The 24/7 Sobriety Program was started in 2005, giving people convicted of alcohol-related crimes a chance to stay out of jail as long as they were monitored daily for alcohol use. The study of the first six years done by the RAND Corp. and funded by the National Institute of Alcohol Abuse and Alcoholism is the first to look at results of the program that has since spread to North Dakota and Montana.

"The results suggest that frequent alcohol testing with swift, certain and modest sanctions for violations can reduce problem drinking and improve public health outcomes," said Dr. Beau Kilmer, the lead author of the study.

Attorney General Marty Jackley released the study last week. The Sioux Falls, S.D.-based Argus Leader newspaper said the study was also published in the peer-reviewed American Journal of Public Health.

The program requires repeat DUI offenders and others whose crimes are alcohol-related to take twice-daily breath tests to prove their sobriety or to wear alcohol-monitoring bracelets or test through an interlock device installed on their vehicle's ignition system.

By 2010, more than 17,000 people had participated in the program in South Dakota, according to the Argus Leader.
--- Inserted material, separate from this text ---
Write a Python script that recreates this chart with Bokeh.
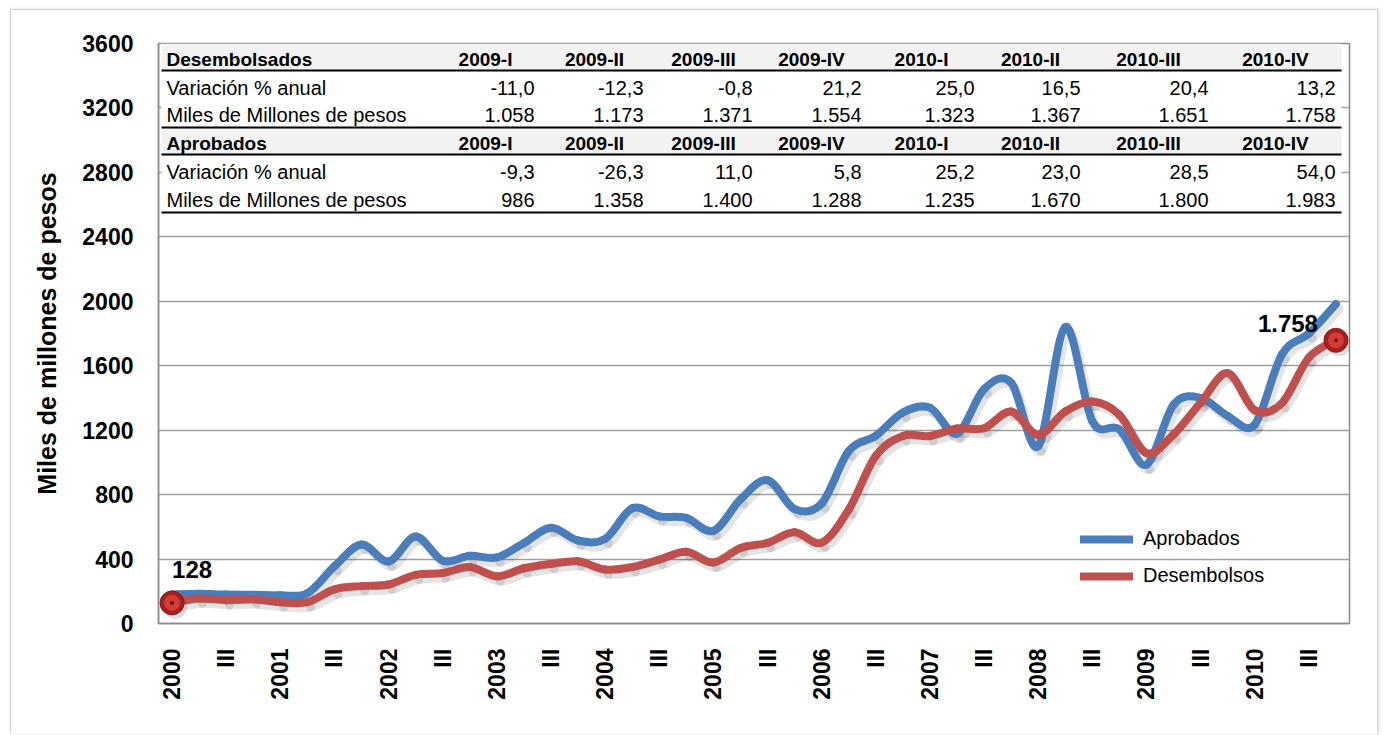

In some counties, as many as one in 10 males had participated.

Josh Moeller, of Sioux Falls, is one of them.

"I can't say I've had a drop of alcohol since I've been on the program," he told KELO-TV. "It's either do what they say or sit in jail. It sounds better than jail."

Judge Larry Long, who championed the program during his tenure as South Dakota attorney general, said the independent study lends credence to the belief he and others have had in the program from the start. The state has sponsored studies that showed a reduction in repeat offenses, but no outside agency had verified the results.

"It gives the program some credibility at the national level," Long told the Argus Leader. "I think people are inherently suspect of internal studies."

Jackley said in a statement that he hopes the study results will open the door to funding for future highway safety projects.